Yes, I did work for hire. I do primarily media tie-in work currently (while working on some original stuff of my own). The only way to do media tie-in is to work either through a major publisher (aka Pocket) or a packager who gets the licensing rights and then hires out the work to other people (like me).

It's fun to play in other people's sandboxes, but everything I do still gets vetted, edited and all the other stuff. Even given impossible deadlines like some work for hires get (I think Keith deCandido said he got a Buffy book and had to turn it around a 90K book in 4 weeks and that included edits), there's still no excuse for an author to plagerize even to meet a deadline.

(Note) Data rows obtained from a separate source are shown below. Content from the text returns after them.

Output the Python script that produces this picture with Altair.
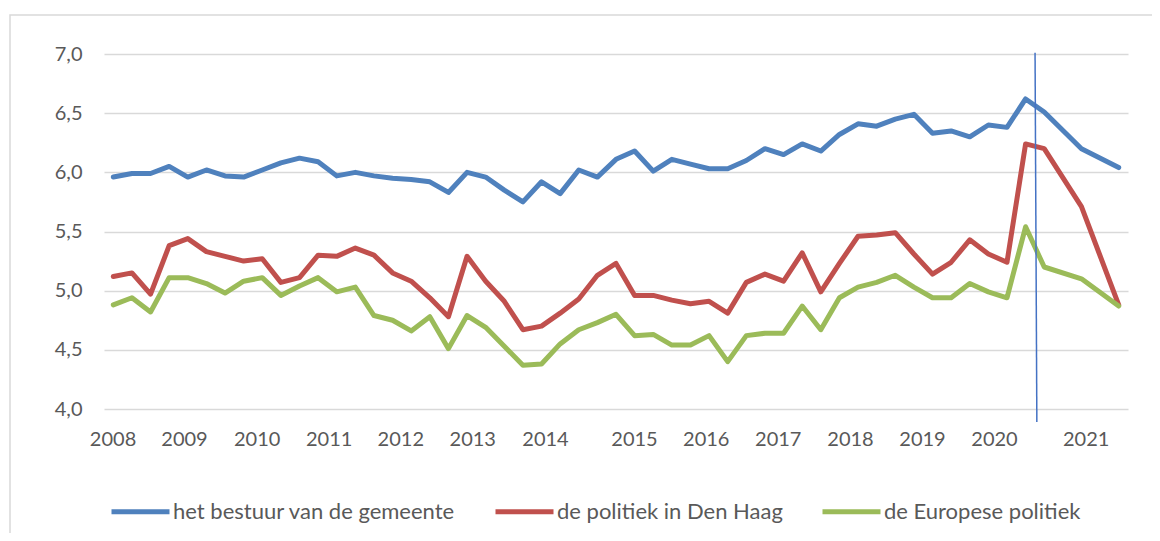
import altair as alt
import pandas as pd

# ---- data -------------------------------------------------------------
periods = [f"{y}-Q{q}" for y in range(2008, 2021) for q in (1, 2, 3, 4)][:-1] + ["2021-Q1", "2021-Q3"]

series_names = ["het bestuur van de gemeente", "de politiek in Den Haag", "de Europese politiek"]
series_colors = ["#4F81BD", "#C0504D", "#9BBB59"]

gemeente = [5.96, 5.99, 5.99, 6.05, 5.96, 6.02, 5.97, 5.96, 6.02, 6.08,
            6.12, 6.09, 5.97, 6.00, 5.97, 5.95, 5.94, 5.92, 5.83, 6.00,
            5.96, 5.85, 5.75, 5.92, 5.82, 6.02, 5.96, 6.11, 6.18, 6.01,
            6.11, 6.07, 6.03, 6.03, 6.10, 6.20, 6.15, 6.24, 6.18, 6.32,
            6.41, 6.39, 6.45, 6.49, 6.33, 6.35, 6.30, 6.40, 6.38, 6.62,
            6.51, 6.20, 6.04]
den_haag = [5.12, 5.15, 4.97, 5.38, 5.44, 5.33, 5.29, 5.25, 5.27, 5.07,
            5.11, 5.30, 5.29, 5.36, 5.30, 5.15, 5.08, 4.94, 4.78, 5.29,
            5.08, 4.91, 4.67, 4.70, 4.81, 4.93, 5.13, 5.23, 4.96, 4.96,
            4.92, 4.89, 4.91, 4.81, 5.07, 5.14, 5.08, 5.32, 4.99, 5.23,
            5.46, 5.47, 5.49, 5.31, 5.14, 5.24, 5.43, 5.31, 5.24, 6.24,
            6.20, 5.71, 4.88]
europa = [4.88, 4.94, 4.82, 5.11, 5.11, 5.06, 4.98, 5.08, 5.11, 4.96,
          5.04, 5.11, 4.99, 5.03, 4.79, 4.75, 4.66, 4.78, 4.51, 4.79,
          4.69, 4.53, 4.37, 4.38, 4.55, 4.67, 4.73, 4.80, 4.62, 4.63,
          4.54, 4.54, 4.62, 4.40, 4.62, 4.64, 4.64, 4.87, 4.67, 4.94,
          5.03, 5.07, 5.13, 5.03, 4.94, 4.94, 5.06, 4.99, 4.94, 5.54,
          5.20, 5.10, 4.87]

year_labels = [2008, 2009, 2010, 2011, 2012, 2013, 2014, 2015, 2016, 2017, 2018, 2019, 2020, 2021]
y_ticks = [4.0, 4.5, 5.0, 5.5, 6.0, 6.5, 7.0]

# marker line (slightly slanted, as drawn in the original)
marker_x = [2020.377]
marker_x2 = [2020.401]
marker_y = [7.01]
marker_y2 = [3.89]

# ---- build table ------------------------------------------------------
def to_t(p):
    y, q = p.split("-Q")
    return int(y) + (int(q) - 1) / 4.0

rows = []
for name, vals in zip(series_names, [gemeente, den_haag, europa]):
    for p, v in zip(periods, vals):
        rows.append({"periode": p, "t": to_t(p), "serie": name, "waarde": v})
df = pd.DataFrame(rows)

marker_df = pd.DataFrame({"x": marker_x, "x2": marker_x2, "y": marker_y, "y2": marker_y2})

# tick label positions as placed by the original category axis
label_pos = [2007.99, 2008.949, 2009.925, 2010.892, 2011.854, 2012.82, 2013.797,
             2014.992, 2015.955, 2016.922, 2017.892, 2018.859, 2019.826, 2021.057]

FONT = "Lato"
TXT = "#595959"

x_scale = alt.Scale(domain=[2007.875, 2021.625], nice=False, zero=False)
y_scale = alt.Scale(domain=[4, 7], nice=False, zero=False)

lines = alt.Chart(df).mark_line(strokeWidth=5, strokeJoin="round", strokeCap="round").encode(
    x=alt.X("t:Q", scale=x_scale, title=None,
            axis=alt.Axis(values=label_pos, labelExpr="format(round(datum.value), 'd')",
                          grid=False, ticks=False, domain=False, labelFont=FONT,
                          labelFontSize=20, labelColor=TXT, labelPadding=20,
                          labelFlush=False, labelOverlap=False)),
    y=alt.Y("waarde:Q", scale=y_scale, title=None,
            axis=alt.Axis(values=y_ticks, labelExpr="replace(format(datum.value, '.1f'), '.', ',')",
                          grid=True, gridColor="#D9D9D9", gridWidth=1.5, ticks=False,
                          domain=False, labelFont=FONT, labelFontSize=20, labelColor=TXT,
                          labelPadding=22)),
    color=alt.Color("serie:N", scale=alt.Scale(domain=series_names, range=series_colors),
                    legend=alt.Legend(title=None, orient="none", direction="horizontal",
                                      legendX=5, legendY=426, symbolType="stroke",
                                      symbolSize=3364, symbolStrokeWidth=5,
                                      labelFont=FONT, labelFontSize=22, labelColor=TXT,
                                      labelOffset=1, columnPadding=29, labelLimit=500)),
    detail="serie:N",
)

marker = alt.Chart(marker_df).mark_rule(color="#4472C4", strokeWidth=1.5).encode(
    x=alt.X("x:Q", scale=x_scale), x2="x2:Q",
    y=alt.Y("y:Q", scale=y_scale), y2="y2:Q",
)

border = alt.Chart(pd.DataFrame({"a": [0]})).mark_rect(
    fillOpacity=0, stroke="#D9D9D9", strokeWidth=1.5
).encode(x=alt.value(-94), x2=alt.value(1200), y=alt.value(-39), y2=alt.value(700))

chart = alt.layer(border, lines, marker).properties(
    width=1024, height=355,
    padding={"left": 96, "top": 46, "right": 24, "bottom": 124},
    autosize=alt.AutoSizeParams(type="none"),
    background="white",
).configure_view(strokeWidth=0)

chart.save("out.html", embed_options={"renderer": "svg", "actions": False})
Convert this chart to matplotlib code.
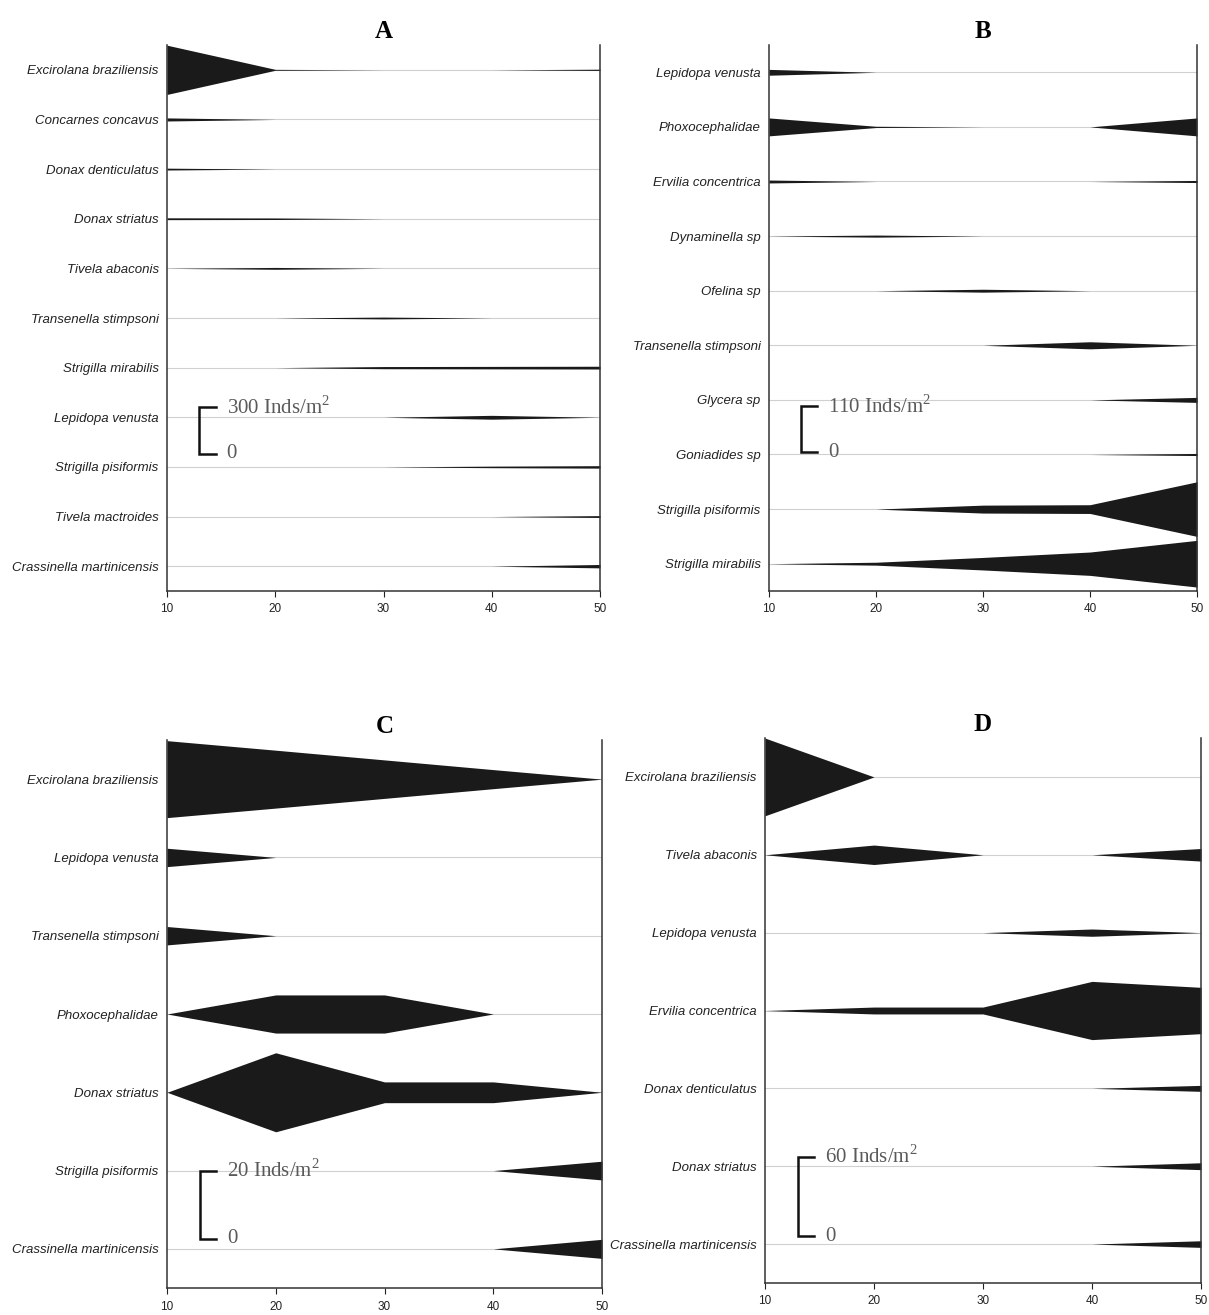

Somewhere in there, the author has to have some intestinal fortitude to say, "No, that's wrong."

on_the_verge
05-19-2006, 08:26 PM
Some of you are trying to see all possible views of this case, and that's fine. But please, there is no excuse for this kind of crap. I don't care who's to blame. All involved should bury their heads in the sand.

pconsidine
05-19-2006, 08:32 PM
Meh.

If you want a newsworthy author apology, get Stephen King to apologize for It.

;) /end snark

Gillhoughly
05-19-2006, 09:27 PM
As one of my writer buds said, "She's a young, attractive, female minority in this country, can you say 'dollars out the whazoo?'

Too bad her pro career is forever marred, if not wholly ruined by this mess.